The Brainfreeze based community had a rough start, and solidified Sander De Rudder, the Van Raemdonck brothers Dries Cappaert as clear leaders. In the end, it was Sander and Steven Van Raemdonck that were racing each other to the starts taking a huge lead from the rest of the pack. A new challenger appeared in Tim Vermeire, but he could not scratch them. In the last leaderboard event, a bunch of new players showed up and people returned stranding the leaderboard just two players shy of awarding two byes (for every 32 players, there is a bye). Sander came out on top. Let’s hope Steven can avenge his position at the Open.

Magic Arena

This was the first time there was a Leaderboard on Magic Arena as well. The first edition had a lot of little issues and unfortunately had to begin with best-of-1 matches but it still proved a healthy breeding ground for talent. Yens Goethals returned to Gentry after a hiatus, secured an Invitational slot through this Leaderboard and ended being last man standing there with his trusted Temur Gates deck.

He finished the season in the top 2 together with Ruben Naudts, running with white weenie and mono red, with both of them securing a bye!

Other byes

There was a Magic Arena challenger event with the eventual bye going to Tom De Wael with Sultai Midrange. And during Card Market Series Gent there was a tournament awarding a bye that was won by Sander De Quick running a new and updated version of 4 color Gates.


In Gent, Alan Schuer has again taken the top spot, returning to his aggro roots with mono red. As a former Gentry Open Champion, that would not be too surprising, but it was not an easy run. A lot of players have established themselves as competitors for the top spot with consistent attendance to pretty low places.

Alan currently has a 22 point lead which should be enough to secure first place, again because only 7 of 8 finishes will count, unless the attendance is over 21 for the last event AND he does not show up to play, which I sincerely doubt will happen.

So that means there is nothing to pay attention to, right? Well, there is… For one, this is the only leaderboard that is still open, with a final event on April 18th. And since it already has 43 players in it, there will be a second bye to be won. And that bye… oh boy, is it ever contested!

On full attendance, Peter Steenbeke and Lars Meeussen are leading the pack, but they have less points to gain than the suitors. Peter will lose 7 points before adding the points for the last event. Lars will lose 11. That puts them in reach of quite a few players. First is Niklas Vermeulen, a mainstay in the Gentry community that has really picked up his play lately. He shares the 99 point spot with Kobe Keymeulen, the winner of the Bredene Leaderboard.

Wait… He already has a bye… Does that mean he will have 2?

It does not, A player that wins byes outside of leaderboards is skipped in the leaderboard.

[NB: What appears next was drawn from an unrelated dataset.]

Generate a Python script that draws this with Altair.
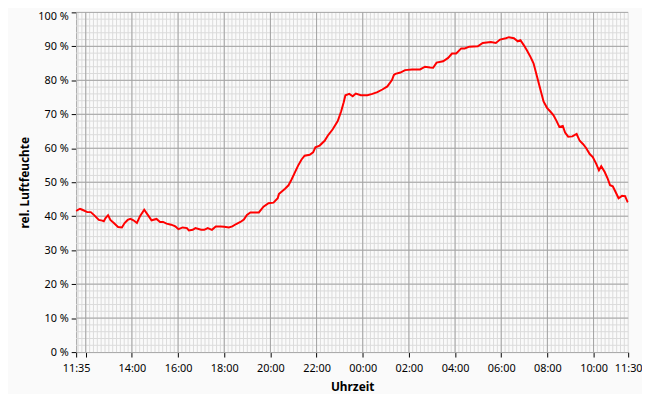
import altair as alt
import pandas as pd
import numpy as np

# Readings (clock time, relative humidity in %)
times = [
    "11:35", "11:45", "11:51", "12:04", "12:13", "12:21", "12:34", "12:43", "12:47", "12:51",
    "12:58", "13:04", "13:13", "13:24", "13:34", "13:41", "13:49", "13:56", "14:04", "14:13",
    "14:21", "14:32", "14:43", "14:51", "15:04", "15:13", "15:21", "15:30", "15:42", "15:53",
    "16:01", "16:12", "16:23", "16:28", "16:38", "16:45", "17:00", "17:08", "17:17", "17:28",
    "17:38", "17:51", "18:00", "18:12", "18:21", "18:31", "18:42", "18:51", "18:59", "19:08",
    "19:30", "19:42", "19:55", "20:08", "20:19", "20:22", "20:38", "20:47", "20:55", "21:04",
    "21:12", "21:21", "21:29", "21:42", "21:51", "21:57", "22:08", "22:21", "22:29", "22:42",
    "22:55", "23:04", "23:10", "23:15", "23:25", "23:34", "23:42", "23:55", "00:12", "00:25",
    "00:38", "00:51", "01:04", "01:16", "01:21", "01:25", "01:38", "01:50", "02:08", "02:29",
    "02:42", "02:55", "03:03", "03:12", "03:29", "03:42", "03:52", "04:03", "04:16", "04:25",
    "04:37", "04:59", "05:12", "05:33", "05:46", "05:57", "06:12", "06:20", "06:33", "06:43",
    "06:50", "06:59", "07:07", "07:16", "07:24", "07:33", "07:42", "07:50", "07:59", "08:07",
    "08:16", "08:24", "08:31", "08:40", "08:46", "08:54", "09:05", "09:16", "09:24", "09:33",
    "09:41", "09:50", "09:58", "10:07", "10:14", "10:20", "10:29", "10:37", "10:43", "10:50",
    "10:57", "11:05", "11:14", "11:22", "11:28", "11:30",
]
humidity = [
    41.6, 42.2, 41.9, 41.2, 41.2, 40.4, 38.9, 38.7, 38.5, 39.4,
    40.3, 38.9, 38.0, 36.8, 36.7, 38.0, 38.9, 39.2, 38.8, 38.0,
    40.0, 41.9, 40.1, 38.8, 39.2, 38.3, 38.3, 37.8, 37.5, 37.0,
    36.2, 36.7, 36.5, 35.8, 36.0, 36.5, 36.0, 36.0, 36.5, 36.0,
    37.0, 37.0, 36.9, 36.7, 37.0, 37.7, 38.3, 39.0, 40.4, 41.1,
    41.1, 42.8, 43.8, 44.0, 45.3, 46.5, 48.1, 49.1, 50.8, 53.0,
    54.9, 56.7, 57.8, 58.1, 58.8, 60.3, 60.8, 62.2, 63.7, 65.6,
    68.0, 70.9, 73.3, 75.6, 76.0, 75.3, 76.1, 75.6, 75.6, 76.0,
    76.5, 77.3, 78.2, 80.1, 81.6, 81.9, 82.3, 83.0, 83.2, 83.2,
    84.0, 83.8, 83.7, 85.2, 85.6, 86.6, 87.9, 87.9, 89.4, 89.4,
    89.9, 90.0, 91.0, 91.3, 91.0, 92.0, 92.4, 92.7, 92.4, 91.5,
    91.8, 90.3, 88.8, 86.9, 85.0, 81.1, 77.2, 73.8, 71.9, 70.9,
    69.7, 68.0, 66.3, 66.6, 64.6, 63.4, 63.5, 64.2, 62.2, 61.2,
    60.0, 58.3, 57.4, 55.4, 53.5, 54.7, 53.0, 51.0, 49.1, 48.8,
    47.2, 45.3, 46.0, 45.9, 44.3, 44.2,
]

x_tick_labels = ["11:35", "12:00", "14:00", "16:00", "18:00", "20:00", "22:00",
                 "00:00", "02:00", "04:00", "06:00", "08:00", "10:00", "11:30"]
y_ticks = [0, 10, 20, 30, 40, 50, 60, 70, 80, 90, 100]

# ---- build timestamps (day rolls over after midnight) ----
base = pd.Timestamp("2024-05-01")


def to_stamps(labels):
    out, day, prev = [], 0, None
    for t in labels:
        h, m = map(int, t.split(":"))
        mins = h * 60 + m
        if prev is not None and mins < prev:
            day += 1
        prev = mins
        out.append(base + pd.Timedelta(days=day, minutes=mins))
    return out


df = pd.DataFrame({"t": to_stamps(times), "rh": humidity})
tick_stamps = to_stamps(x_tick_labels)
t0, t1 = tick_stamps[0], tick_stamps[-1]


def dt(ts):
    return alt.DateTime(year=ts.year, month=ts.month, date=ts.day,
                        hours=ts.hour, minutes=ts.minute)


x_scale = alt.Scale(domain=[dt(t0), dt(t1)], nice=False)
y_scale = alt.Scale(domain=[0, 100], nice=False)

MINOR = "#dadada"
MAJOR = "#a3a3a3"

x_axis = alt.Axis(values=[dt(s) for s in tick_stamps],
                  labelExpr="timeFormat(datum.value, '%H:%M') == '12:00' ? '' : timeFormat(datum.value, '%H:%M')",
                  labelOverlap=False, labelFlush=False, grid=False,
                  domainColor=MAJOR, tickColor="#000000", tickSize=5,
                  labelPadding=6, titlePadding=8)
y_axis = alt.Axis(values=y_ticks, labelExpr="datum.value + ' %'",
                  labelBaseline={"condition": {"test": "datum.value == 100", "value": "top"},
                                 "value": "middle"},
                  labelOffset={"condition": {"test": "datum.value == 100", "value": -2},
                               "value": 0},
                  grid=False, domainColor=MAJOR, tickColor="#000000",
                  tickSize=5, labelPadding=3, titlePadding=6)

X_TITLE = "Uhrzeit"
Y_TITLE = "rel. Luftfeuchte"

# grid positions
minor_x = pd.DataFrame({"t": pd.date_range(base + pd.Timedelta(hours=11, minutes=40), t1, freq="10min")})
major_x = pd.DataFrame({"t": pd.date_range(base + pd.Timedelta(hours=12), t1, freq="2h")})
minor_y = pd.DataFrame({"rh": np.arange(2, 100, 2)})
major_y = pd.DataFrame({"rh": np.arange(10, 101, 10)})

g1 = alt.Chart(minor_x).mark_rule(color=MINOR, strokeWidth=1).encode(
    x=alt.X("t:T", scale=x_scale, axis=x_axis, title=X_TITLE))
g2 = alt.Chart(minor_y).mark_rule(color=MINOR, strokeWidth=1).encode(
    y=alt.Y("rh:Q", scale=y_scale, axis=y_axis, title=Y_TITLE))
g3 = alt.Chart(major_x).mark_rule(color=MAJOR, strokeWidth=1).encode(
    x=alt.X("t:T", scale=x_scale, axis=x_axis, title=X_TITLE))
g4 = alt.Chart(major_y).mark_rule(color=MAJOR, strokeWidth=1).encode(
    y=alt.Y("rh:Q", scale=y_scale, axis=y_axis, title=Y_TITLE))

line = alt.Chart(df).mark_line(color="#ff0000", strokeWidth=2).encode(
    x=alt.X("t:T", scale=x_scale, title=X_TITLE, axis=x_axis),
    y=alt.Y("rh:Q", scale=y_scale, title=Y_TITLE, axis=y_axis),
)

chart = alt.layer(g1, g2, g3, g4, line).properties(
    width=559, height=344,
    autosize=alt.AutoSizeParams(type="none"),
    padding={"left": 69, "top": 2, "right": 14, "bottom": 40},
    background="#fafafa",
).configure_view(strokeWidth=0).configure_axis(
    labelFont="Noto Sans", labelFontSize=11, labelColor="#000000",
    titleFont="Noto Sans", titleFontSize=12, titleFontWeight="bold", titleColor="#000000",
)

chart.save("out.html", embed_options={"renderer": "svg", "actions": False})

If that bye came from another leaderboard, they are skipped in the smallest leaderboard they are part of. In this case, that means Tom De Wael gets the Bredene Leaderboard slot in case Kobe also takes a slot in Gent.

But wait, Tom already has a bye… So he gets passed as well in case Kobe wins and the bye would go to Alan Schuer for coming third in Bredene.

But wait, Alan will already have a bye… So he gets passed and the bye would land on Amaury Henneaux!

Phew, what a cascade. Of course, none of this is relevant if Kobe does not get second place… 😀

But wait, there’s more! Within distance are two more players in Renzo Verkooren and Thijs Weytens, two very solid players that realistically have a shot at making it if the stars align. They are both on just 5 events and especially Thijs would need a lot of the top players not to show up and do well for an actual chance but it is there.


That is a lot of excitement still to settle just days before the Gentry Open, and a lot depends on the attendance of the event, so if you are rooting for the players that are still duking it out in the Gent leaderboard, join the fun a create more meyham!

See you at the Gentry Open!

Niels Viaene came into contact with Magic first through the Kazz & Zakk starter set in 1996, but it wouldn’t be until 2000, around the time Prophecy came out that he actually started playing magic thanks to his nephew. Niels’ Magic career has been a roller coaster up to now, including Grand Prix Paris 2009 top 8, Pro Tour San Diego 2010 top 8, becoming a L3 Magic Judge in 2015 and managing the community effort that is the League of New and Beginning Magic: the Gathering Players, the birthing ground for Gentry since 2012. All this comes from a deep love for the game that is far from diminishing.